Delighted to present his findings at an optical instruments conference in 1985, the response turned out to be nothing what he expected. “I was so proud to present these results. There were many high ranking old men in the audience. They all said ‘no, this can’t be possible.’ And I watched as they turned away, mumbling to their neighbors in utter disbelief,” said Dieter.
“After the talk, an elderly man approached me and said ‘I think there is some truth to what you have said.
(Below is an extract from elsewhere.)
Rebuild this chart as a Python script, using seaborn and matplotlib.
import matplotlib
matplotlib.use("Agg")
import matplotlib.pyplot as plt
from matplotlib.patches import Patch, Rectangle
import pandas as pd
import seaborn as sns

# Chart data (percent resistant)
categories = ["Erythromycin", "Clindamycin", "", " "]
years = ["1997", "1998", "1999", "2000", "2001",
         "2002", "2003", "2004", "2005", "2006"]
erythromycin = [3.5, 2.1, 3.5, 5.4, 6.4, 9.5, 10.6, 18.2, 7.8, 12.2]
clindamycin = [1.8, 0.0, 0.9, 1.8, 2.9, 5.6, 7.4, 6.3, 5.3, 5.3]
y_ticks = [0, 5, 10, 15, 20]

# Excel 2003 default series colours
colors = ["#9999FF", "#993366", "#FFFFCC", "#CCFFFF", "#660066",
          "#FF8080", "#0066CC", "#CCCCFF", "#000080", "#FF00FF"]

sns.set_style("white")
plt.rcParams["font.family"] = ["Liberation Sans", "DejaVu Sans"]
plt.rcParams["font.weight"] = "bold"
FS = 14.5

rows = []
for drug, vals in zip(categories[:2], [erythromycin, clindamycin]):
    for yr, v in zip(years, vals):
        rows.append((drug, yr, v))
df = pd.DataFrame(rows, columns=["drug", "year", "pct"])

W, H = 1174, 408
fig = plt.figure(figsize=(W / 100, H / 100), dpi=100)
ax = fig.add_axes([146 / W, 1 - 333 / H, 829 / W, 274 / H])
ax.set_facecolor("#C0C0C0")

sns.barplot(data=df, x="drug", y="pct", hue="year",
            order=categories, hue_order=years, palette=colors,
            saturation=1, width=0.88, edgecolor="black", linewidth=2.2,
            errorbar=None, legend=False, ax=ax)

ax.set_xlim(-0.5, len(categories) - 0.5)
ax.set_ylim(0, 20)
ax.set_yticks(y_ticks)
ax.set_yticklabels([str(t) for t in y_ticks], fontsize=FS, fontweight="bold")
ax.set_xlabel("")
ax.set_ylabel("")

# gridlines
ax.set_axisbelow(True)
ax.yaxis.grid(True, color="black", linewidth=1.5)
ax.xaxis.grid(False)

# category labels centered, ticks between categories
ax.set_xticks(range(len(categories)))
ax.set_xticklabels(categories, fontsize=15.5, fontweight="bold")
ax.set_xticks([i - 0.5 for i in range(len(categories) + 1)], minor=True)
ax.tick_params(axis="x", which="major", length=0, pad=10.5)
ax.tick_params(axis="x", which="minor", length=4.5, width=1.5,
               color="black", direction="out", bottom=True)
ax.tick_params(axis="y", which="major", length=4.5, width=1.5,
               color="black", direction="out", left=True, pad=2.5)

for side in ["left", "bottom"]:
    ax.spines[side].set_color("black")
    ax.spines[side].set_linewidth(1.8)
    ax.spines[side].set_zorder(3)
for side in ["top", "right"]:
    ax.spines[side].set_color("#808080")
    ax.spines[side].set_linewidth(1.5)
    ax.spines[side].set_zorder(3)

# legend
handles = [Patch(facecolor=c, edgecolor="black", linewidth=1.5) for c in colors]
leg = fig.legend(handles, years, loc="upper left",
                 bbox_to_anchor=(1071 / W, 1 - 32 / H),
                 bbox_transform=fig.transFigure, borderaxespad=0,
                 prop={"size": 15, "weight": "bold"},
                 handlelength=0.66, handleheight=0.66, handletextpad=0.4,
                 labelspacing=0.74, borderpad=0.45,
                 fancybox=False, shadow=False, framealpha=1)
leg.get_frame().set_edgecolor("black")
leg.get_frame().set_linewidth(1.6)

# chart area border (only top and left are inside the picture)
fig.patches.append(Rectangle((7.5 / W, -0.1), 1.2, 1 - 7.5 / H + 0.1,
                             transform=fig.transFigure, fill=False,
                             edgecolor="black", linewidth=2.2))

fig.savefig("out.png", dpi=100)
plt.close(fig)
Don’t give up!’ It turned out that this man was Ludwig Leitz II, co-inventor of the famous Leica Camera, grandson of the founder and the former co-owner of Leitz company.”
The Ah-Ha Moment
In the early 1990s near-field optics’ interest had risen to a sizeable number of scientists in various countries; it was time for a meeting which Dieter and Daniel Courjon (from France) organized. Some 50 people participated, among them 2014 Nobel Prize winner Eric Betzig.
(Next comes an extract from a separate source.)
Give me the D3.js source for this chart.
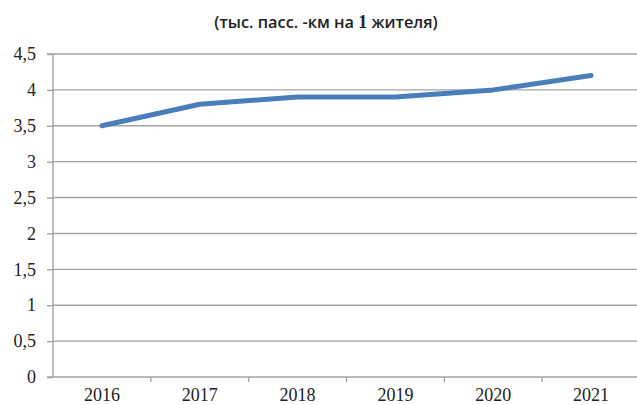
<!DOCTYPE html>
<html><head><meta charset="utf-8">
<script src="https://cdn.jsdelivr.net/npm/d3@7"></script>
<style>body{margin:0;background:#fff}svg{display:block}
.serif{font-family:"Liberation Serif","Times New Roman","DejaVu Serif",serif !important;}
</style>
</head><body>
<svg id="c" width="637" height="405"></svg>
<script>
const categories = ["2016","2017","2018","2019","2020","2021"];
const values = [3.5, 3.8, 3.9, 3.9, 4.0, 4.2];
const yTicks = [0,0.5,1,1.5,2,2.5,3,3.5,4,4.5];
const titleText = "(тыс. пасс. -км на ";
const titleBold = "1";
const titleEnd = " жителя)";

(function(){
const svg = d3.select("#c");
const pLeft = 53, pRight = 640, pTop = 54, pBottom = 377;
const grid = "#a3a3a3";
const x = d3.scaleBand().domain(categories).range([pLeft, pRight]).padding(0);
const y = d3.scaleLinear().domain([0, 4.5]).range([pBottom, pTop]);

// gridlines
svg.append("g").selectAll("line").data(yTicks.filter(d=>d>0)).join("line")
  .attr("x1", pLeft).attr("x2", 637).attr("y1", d=>y(d)).attr("y2", d=>y(d))
  .attr("stroke", grid).attr("stroke-width", 1.4);

// y axis
const yAxis = d3.axisLeft(y).tickValues(yTicks).tickSize(6).tickPadding(11)
  .tickFormat(d => String(d).replace(".", ","));
const gy = svg.append("g").attr("transform", `translate(${pLeft},0)`).call(yAxis);
gy.attr("font-family", null).attr("font-size", null);
gy.select(".domain").attr("stroke", grid).attr("stroke-width", 1.4).attr("d", `M-6,${pTop}H0V${pBottom}H-6`);
gy.selectAll(".tick line").attr("stroke", grid).attr("stroke-width", 1.4);
gy.selectAll(".tick text").attr("class", "serif").style("font-size", "18px").attr("fill", "#222");

// x axis
const xAxis = d3.axisBottom(x).tickSize(0).tickPadding(11);
const gx = svg.append("g").attr("transform", `translate(0,${pBottom})`).call(xAxis);
gx.attr("font-family", null).attr("font-size", null);
gx.select(".domain").attr("stroke", grid).attr("stroke-width", 1.4).attr("d", `M${pLeft},0H637`);
gx.selectAll(".tick text").attr("class", "serif").style("font-size", "18px").attr("fill", "#222");
// boundary ticks
const bounds = categories.map(c => x(c)).concat([x(categories[categories.length-1]) + x.bandwidth()]);
svg.append("g").selectAll("line").data(bounds.slice(1)).join("line")
  .attr("x1", d=>d).attr("x2", d=>d).attr("y1", pBottom).attr("y2", pBottom+5)
  .attr("stroke", grid).attr("stroke-width", 1.4);

// line
const line = d3.line().x((d,i)=>x(categories[i]) + x.bandwidth()/2).y(d=>y(d));
svg.append("path").datum(values).attr("d", line).attr("fill","none")
  .attr("stroke", "#4a7ebb").attr("stroke-width", 5)
  .attr("stroke-linecap","round").attr("stroke-linejoin","round");

// title
const t = svg.append("text").attr("x", 326).attr("y", 28).attr("text-anchor","middle")
  .style("font-family", '"Open Sans","Noto Sans",sans-serif').style("font-size", "16.3px")
  .style("font-weight", 600).attr("fill", "#222");
t.append("tspan").text(titleText);
t.append("tspan").attr("class","serif").style("font-weight",700).style("font-size","18px").text(titleBold);
t.append("tspan").text(titleEnd);
})();
</script>
</body></html>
“I remember that he presented excellent instrumental improvements and beautiful NFO images. We all were very impressed. It’s a pity that he left the NFO field. It has become a major activity in optics in recent years.”
Because, during Eric’s absence from science, emphasis in NFO changed from mere microscopy to a broader way of looking at near field optics.
Dieter contributed to this transformation. “During a walk, I stared at a TV antenna on a roof. Suddenly it came to my mind that it’s the ideal near field arrangement! The essential part of the antenna are the two metal arms where the wires are connected. Its total length is approximately half a TV-wavelength, making it resonant, and therefore sensitive for TV waves. The gap between the arms, on the other hand, is much smaller, and an alternating voltage exists in between – this is exactly the requirement for a near-field probe.”
Dieter worked on his idea w
ith increasing excitement. “I came to rate all the different NFO probes as antennas with a different radiation efficiency. And text books taught me that the aperture in a metal screen – a slot antenna in the jargon of electrical engineers – was one of the worst for optics.”
After introducing his theoretical findings at a 1999 conference in Beijing, he took steps to demonstrate a resonant optical antenna. He and his team at University of Basel, Switzerland, prepared gold dipole antennas with dimensions of 150 to 250 nm only. The antenna concentrated the irradiated energy so much into the gap that even nonlinear effects showed up. “You could see blue light come out from the antenna region while shining in with deep red light.”
With the strongly enhanced light spot in the gap of an efficient antenna, instead of the weak one at the tiny aperture, a plethora of novel experiments and potential applications became feasible.
“The story of Near Field Optics is just beginning,” says Dieter. And he adds with a smile “Look at the NFO conferences, the number of participants has risen from some 50 people to more than 400 in the last 20 years.”
After 31 years of service Dieter retired from IBM in 1999. He was granted permission to take his experiments with him to the University of Basel. At present, he has a collaboration with the Photonics Laboratory of the ETH in Zurich.
“What always drove me was the wish to get to the bottom of something.” Dieter said. “The advice I would give to a young scientist is to be open, persevere, and always fair.”